I’ve met men in different ways. Sometimes, it’s through a friend of a friend. Other times, online dating sites.
There’ve been chance encounters in coffee shops and bars, and I’ve even tried Tinder.

Each has its difficulties, but hey, we should be open to them all. Because it’s not so much about how we meet the man, it’s about the man himself.

There are several profiles.

The Serious Dater – not to be confused with the Serial Dater. The Serious Dater is looking for a life partner.
This is a good thing. He wants commitment. The Serious Dater usually falls in love with you on Date Number One. He tells you everything about himself in the first hour and keeps no secrets.

He talks about his divorce, his house, his children, his finances, his fondness for walks in the park, even his shirt size. He is kind, caring and always pays for the first date.

But it’s in his eyes. Those puppy dog eyes. The way he looks at you. The way he wants you to care for him. Swaddle him. Coddle him. Nurse him.

Stay away from the Serious Dater. He’s needy.

The Serial Dater – The signs of a Serial Dater are there from the start. Be vigilant. I dated one of these guys recently, and missed every bloody sign.

The eyes that glazed over when-ever I spoke about myself. The click of his fingers, every time he spoke about himself.

The late night phone calls from other women that were explained as work. What I didn’t miss was when he got disgustingly drunk and told me how many dates he’d sat with at the very same table that I was sitting at. Not surprisingly that offended me.

He was offended that I was offended. We ended up offending each other a lot.

Personally, I wouldn’t go near the Serial Dater. He’s offensive.

The Quick Fix Dater – oh my, he is so exquisitely exciting! He’ll meet you, woo you, bombard you with messages, make you feel fantastic, flirt like crazy, seduce you and get you to do things that you never thought you would do.

‘Don’t wear underwear’. He’ll suggest.‘Wear this kind of underwear’. He’ll smile.‘Wear my underwear’. He’ll insist.
He’ll have a great time with you, then drop you as soon as he’s had his fix. He’s the adrenalin junkie. He’s mad.
He’s fun. He’s edgy. But he’s terrified of anyone really getting to know him. He fears rejection. He’ll make you be fearful every time the wind blows and your panties are on show. Be careful. He’s an easy one to fall in love with, he’s the one who’ll break your heart.

Back away from the Quick Fixer. And his underpants.

There’s The Online Dater – He’s the guy you meet online but never offline. He’s intense. He’s intelligent. And he’s devastatingly handsome.

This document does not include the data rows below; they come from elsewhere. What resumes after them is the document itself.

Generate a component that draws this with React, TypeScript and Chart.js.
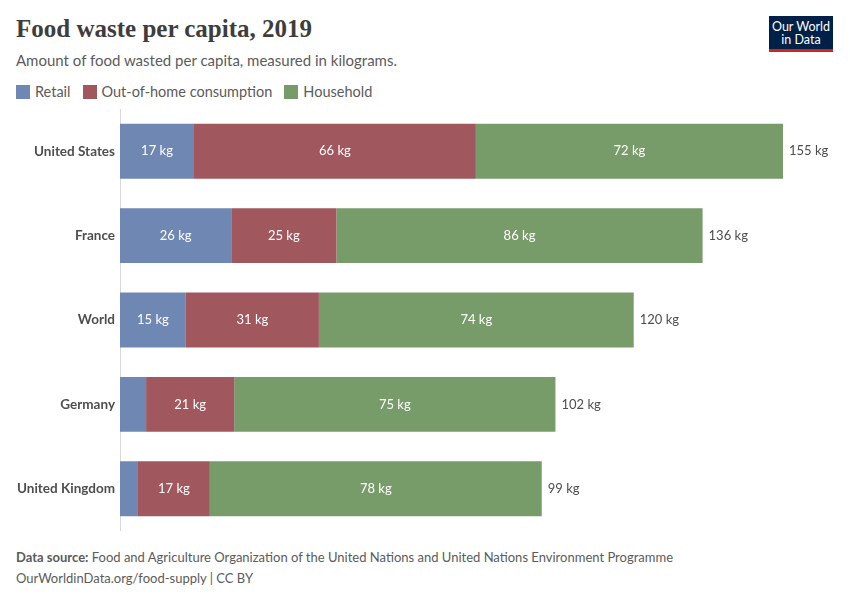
import React, { useEffect, useRef } from "react";
import { Chart, registerables } from "chart.js";

Chart.register(...registerables);

const countries = ["United States", "France", "World", "Germany", "United Kingdom"];
const retail = [17.3, 26.0, 15.4, 6.1, 4.2];
const outOfHome = [65.9, 24.6, 31.1, 20.6, 16.8];
const household = [71.8, 85.6, 73.6, 75.1, 77.6];
const seriesNames = ["Retail", "Out-of-home consumption", "Household"];
const seriesColors = ["#6e87b3", "#a1575e", "#789b6a"];
const xMax = 155;

const FONT = "Lato, 'Noto Sans', sans-serif";
const TEXT = "#5b5b5b";

const labelPlugin = {
  id: "barLabels",
  afterDatasetsDraw(chart: any) {
    const ctx = chart.ctx;
    ctx.save();
    ctx.font = `13px ${FONT}`;
    ctx.textBaseline = "middle";
    const n = chart.data.labels.length;
    for (let i = 0; i < n; i++) {
      let lastRight = 0;
      let y = 0;
      let total = 0;
      chart.data.datasets.forEach((ds: any, di: number) => {
        const meta = chart.getDatasetMeta(di);
        const bar = meta.data[i] as any;
        const v = ds.data[i];
        total += v;
        const left = bar.base;
        const right = bar.x;
        y = bar.y;
        lastRight = Math.max(lastRight, right);
        const txt = `${Math.round(v)} kg`;
        const w = ctx.measureText(txt).width;
        if (right - left > w + 10) {
          ctx.fillStyle = "#ffffff";
          ctx.textAlign = "center";
          ctx.fillText(txt, (left + right) / 2, y);
        }
      });
      ctx.fillStyle = "#4e4e4e";
      ctx.textAlign = "left";
      ctx.fillText(`${Math.round(total)} kg`, lastRight + 6, y);
    }
    ctx.restore();
  },
};

export default function App() {
  const ref = useRef<HTMLCanvasElement>(null);
  useEffect(() => {
    if (!ref.current) return;
    const data = [retail, outOfHome, household];
    const chart = new Chart(ref.current, {
      type: "bar",
      data: {
        labels: countries,
        datasets: seriesNames.map((name, i) => ({
          label: name,
          data: data[i],
          backgroundColor: seriesColors[i],
          borderWidth: 0,
          barPercentage: 0.65,
          categoryPercentage: 1,
        })),
      },
      options: {
        indexAxis: "y",
        animation: false,
        responsive: false,
        maintainAspectRatio: false,
        layout: { padding: { left: 0, right: 67, top: 5, bottom: 7 } },
        plugins: {
          legend: { display: false },
          tooltip: { enabled: false },
        },
        scales: {
          x: {
            stacked: true,
            min: 0,
            max: xMax,
            display: false,
          },
          y: {
            stacked: true,
            grid: { display: false, drawTicks: false },
            border: { display: true, color: "#d9d9d9", width: 1 },
            ticks: {
              color: "#4e4e4e",
              font: { family: FONT, size: 13.5, weight: "bold" },
              padding: 5,
            },
            afterFit(scale: any) {
              scale.width = 120;
            },
          },
        },
      },
      plugins: [labelPlugin],
    } as any);
    return () => chart.destroy();
  }, []);

  return (
    <div style={{ position: "absolute", left: 0, top: 0, width: 850, height: 600, background: "#fff", fontFamily: FONT, overflow: "hidden" }}>
      <div style={{ position: "absolute", left: 16, top: 15, fontFamily: "'Liberation Serif', serif", fontWeight: "bold", fontSize: 25, color: "#3d3d3d" }}>
        Food waste per capita, 2019
      </div>
      <div style={{ position: "absolute", left: 16, top: 51, fontSize: 15, color: TEXT }}>
        Amount of food wasted per capita, measured in kilograms.
      </div>
      <div style={{ position: "absolute", left: 16, top: 83, display: "flex", alignItems: "center", fontSize: 14.5, color: TEXT }}>
        {seriesNames.map((n, i) => (
          <div key={n} style={{ display: "flex", alignItems: "center", marginRight: 12 }}>
            <span style={{ display: "inline-block", width: 14, height: 14, background: seriesColors[i], marginRight: 5 }} />
            <span>{n}</span>
          </div>
        ))}
      </div>
      <div style={{ position: "absolute", left: 769, top: 16, width: 64, height: 33, background: "#002147", borderBottom: "3px solid #ce261e", color: "#fff", fontSize: 12.5, lineHeight: "13px", textAlign: "center", display: "flex", alignItems: "center", justifyContent: "center" }}>
        <div>Our World<br />in Data</div>
      </div>
      <canvas ref={ref} width={850} height={448} style={{ position: "absolute", left: 0, top: 96, width: 850, height: 448 }} />
      <div style={{ position: "absolute", left: 16, top: 547, fontSize: 13, color: TEXT, lineHeight: "21px" }}>
        <div><b>Data source:</b> Food and Agriculture Organization of the United Nations and United Nations Environment Programme</div>
        <div>OurWorldinData.org/food-supply | CC BY</div>
      </div>
    </div>
  );
}
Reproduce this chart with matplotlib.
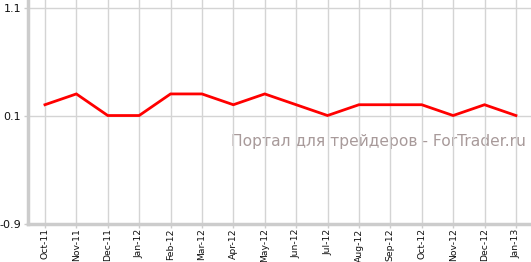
import matplotlib
matplotlib.use("Agg")
import matplotlib.pyplot as plt

months = ["Oct-11", "Nov-11", "Dec-11", "Jan-12", "Feb-12", "Mar-12", "Apr-12", "May-12",
          "Jun-12", "Jul-12", "Aug-12", "Sep-12", "Oct-12", "Nov-12", "Dec-12", "Jan-13"]
values = [0.2, 0.3, 0.1, 0.1, 0.3, 0.3, 0.2, 0.3, 0.2, 0.1, 0.2, 0.2, 0.2, 0.1, 0.2, 0.1]
yticks = [-0.9, 0.1, 1.1]
ytick_labels = ["-0.9", "0.1", "1.1"]
watermark = "Портал для трейдеров - ForTrader.ru"

W, H = 531, 262
fig = plt.figure(figsize=(W / 100, H / 100), dpi=100)
ax = fig.add_axes([28 / W, (H - 223.5) / H, (W - 28) / W, 223.5 / H])

x = list(range(len(months)))
ax.plot(x, values, color="#ff0000", lw=2, zorder=3, solid_joinstyle="miter")

ax.set_xlim(-0.54, len(months) - 0.52)
ax.set_ylim(-0.9, 1.17)
ax.set_xticks(x)
ax.set_xticklabels(months, rotation=90, fontsize=6.7, family="DejaVu Sans")
ax.set_yticks(yticks)
ax.set_yticklabels(ytick_labels, fontsize=8, family="DejaVu Sans")

ax.grid(True, color="#d4d4d4", lw=1, zorder=1)
for s in ["top", "right"]:
    ax.spines[s].set_visible(False)
for s in ["left", "bottom"]:
    ax.spines[s].set_color("#cccccc")
    ax.spines[s].set_linewidth(2.5)
ax.tick_params(axis="both", color="#cccccc", length=3, width=1, pad=2, labelcolor="#111111")
ax.tick_params(axis="x", pad=0.5)

ax.text(0.99, 0.365, watermark, transform=ax.transAxes, ha="right", va="center",
        fontsize=11.2, color="#a89a9a", family="DejaVu Sans", zorder=0.5)

fig.savefig("out.png", dpi=100, facecolor="white")
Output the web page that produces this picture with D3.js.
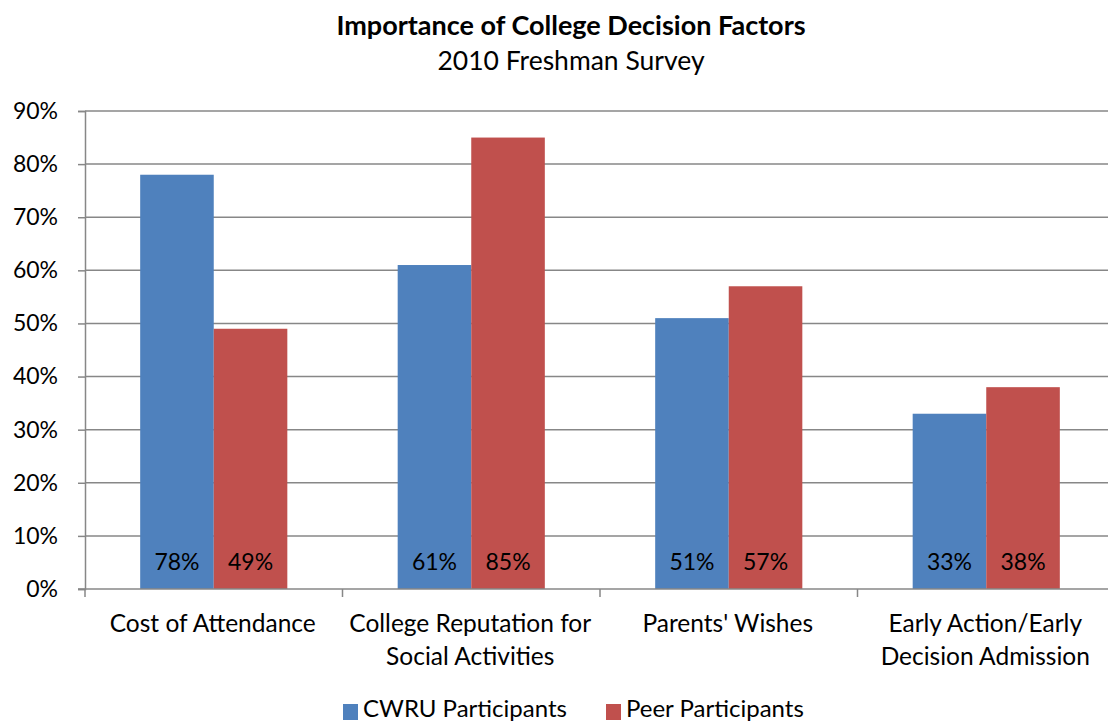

Of course he’s handsome, he’s been photo-shopped. If you suggest meeting him offline, he makes an excuse. I say, if you have more than three good online conversations without a meeting being set up, avoid him. He has something to hide.

Delete the Online Dater.

The Tinder Dater – I tried this once. Tinder is a phone app which picks out your nearby possible matches. It showed me my neighbour. My neighbour, who was recently arrested for having sex with his dog. I took myself off Tinder. I never went back.

I think there shouldn’t be a Tinder.

My last resort is The Twitter Dater – I’ve met a really lovely guy on Twitter, and we’re going out this weekend. He sounds cool. Genuinely. He sent me flowers before the date.

I loved that, and thought I should send him something too. I sent him this story to read. He really liked the story. And I know, I just know, we’re going to fall in love.